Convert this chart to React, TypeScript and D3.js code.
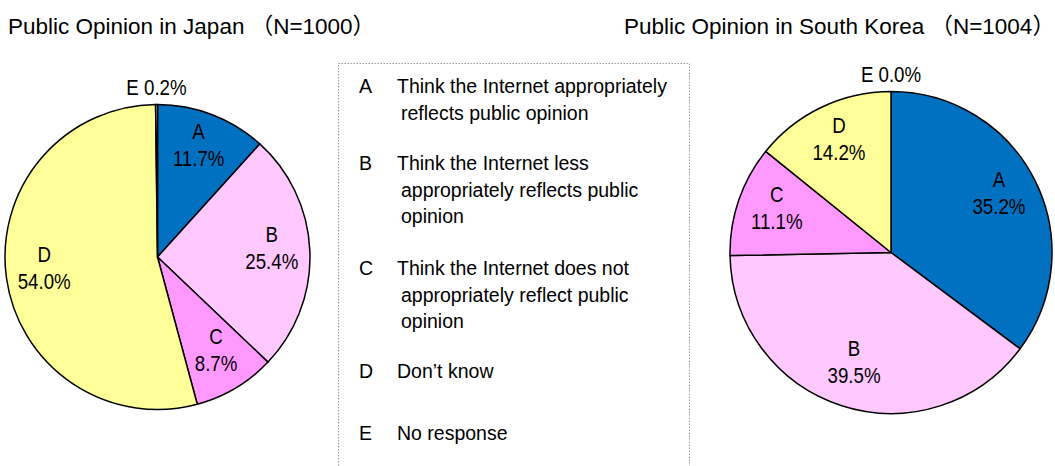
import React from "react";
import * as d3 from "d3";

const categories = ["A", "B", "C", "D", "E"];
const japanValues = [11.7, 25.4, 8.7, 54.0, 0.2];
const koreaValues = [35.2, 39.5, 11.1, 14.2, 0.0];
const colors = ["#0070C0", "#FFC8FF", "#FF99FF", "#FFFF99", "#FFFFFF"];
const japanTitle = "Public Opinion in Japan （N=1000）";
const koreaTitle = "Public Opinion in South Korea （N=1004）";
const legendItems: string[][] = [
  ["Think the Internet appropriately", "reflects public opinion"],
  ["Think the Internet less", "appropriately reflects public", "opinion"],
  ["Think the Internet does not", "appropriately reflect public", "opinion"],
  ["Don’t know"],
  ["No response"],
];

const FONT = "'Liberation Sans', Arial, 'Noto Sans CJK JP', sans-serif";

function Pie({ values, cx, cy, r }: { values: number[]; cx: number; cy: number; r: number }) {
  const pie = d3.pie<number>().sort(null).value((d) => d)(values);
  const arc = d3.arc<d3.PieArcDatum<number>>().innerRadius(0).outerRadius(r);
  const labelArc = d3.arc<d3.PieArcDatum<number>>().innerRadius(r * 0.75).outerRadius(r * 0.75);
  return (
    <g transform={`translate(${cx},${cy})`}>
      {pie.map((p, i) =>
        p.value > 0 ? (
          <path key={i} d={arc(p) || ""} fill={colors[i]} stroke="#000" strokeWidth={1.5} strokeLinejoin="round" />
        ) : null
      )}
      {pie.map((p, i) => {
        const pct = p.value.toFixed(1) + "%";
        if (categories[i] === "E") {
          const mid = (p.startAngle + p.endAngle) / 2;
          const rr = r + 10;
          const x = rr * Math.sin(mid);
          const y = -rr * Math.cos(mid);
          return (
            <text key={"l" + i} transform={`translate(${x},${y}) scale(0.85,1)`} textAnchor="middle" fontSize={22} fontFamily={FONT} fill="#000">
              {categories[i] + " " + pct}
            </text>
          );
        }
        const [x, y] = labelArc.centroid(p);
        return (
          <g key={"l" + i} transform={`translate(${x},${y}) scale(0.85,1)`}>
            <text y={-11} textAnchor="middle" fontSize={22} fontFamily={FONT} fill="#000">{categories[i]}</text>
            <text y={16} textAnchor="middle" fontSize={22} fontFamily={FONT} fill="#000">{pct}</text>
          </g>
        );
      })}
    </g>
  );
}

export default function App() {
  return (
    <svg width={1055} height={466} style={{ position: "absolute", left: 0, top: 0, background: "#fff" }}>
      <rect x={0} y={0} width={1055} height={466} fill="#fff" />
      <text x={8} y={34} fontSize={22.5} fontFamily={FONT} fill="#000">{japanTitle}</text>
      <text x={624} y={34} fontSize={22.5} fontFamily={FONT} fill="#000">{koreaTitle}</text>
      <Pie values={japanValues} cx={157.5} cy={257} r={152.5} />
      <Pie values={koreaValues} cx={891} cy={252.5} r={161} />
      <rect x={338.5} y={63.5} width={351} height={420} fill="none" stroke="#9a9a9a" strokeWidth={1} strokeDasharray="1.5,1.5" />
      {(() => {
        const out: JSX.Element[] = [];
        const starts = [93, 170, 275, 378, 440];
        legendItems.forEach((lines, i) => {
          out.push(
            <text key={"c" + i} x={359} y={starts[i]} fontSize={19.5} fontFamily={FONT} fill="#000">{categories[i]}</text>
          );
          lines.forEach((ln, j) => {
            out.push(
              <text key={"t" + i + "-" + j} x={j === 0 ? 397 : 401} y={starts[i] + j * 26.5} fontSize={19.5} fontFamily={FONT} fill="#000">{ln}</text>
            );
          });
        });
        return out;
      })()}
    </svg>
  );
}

+ + +

Brief: Repeat only what lies between the start of the data and the end of the line containing "Sans', Arial, 'Noto", exactly, with pictures left out.

Solution for this task:
Convert this chart to React, TypeScript and D3.js code.
import React from "react";
import * as d3 from "d3";

const categories = ["A", "B", "C", "D", "E"];
const japanValues = [11.7, 25.4, 8.7, 54.0, 0.2];
const koreaValues = [35.2, 39.5, 11.1, 14.2, 0.0];
const colors = ["#0070C0", "#FFC8FF", "#FF99FF", "#FFFF99", "#FFFFFF"];
const japanTitle = "Public Opinion in Japan （N=1000）";
const koreaTitle = "Public Opinion in South Korea （N=1004）";
const legendItems: string[][] = [
  ["Think the Internet appropriately", "reflects public opinion"],
  ["Think the Internet less", "appropriately reflects public", "opinion"],
  ["Think the Internet does not", "appropriately reflect public", "opinion"],
  ["Don’t know"],
  ["No response"],
];

const FONT = "'Liberation Sans', Arial, 'Noto Sans CJK JP', sans-serif";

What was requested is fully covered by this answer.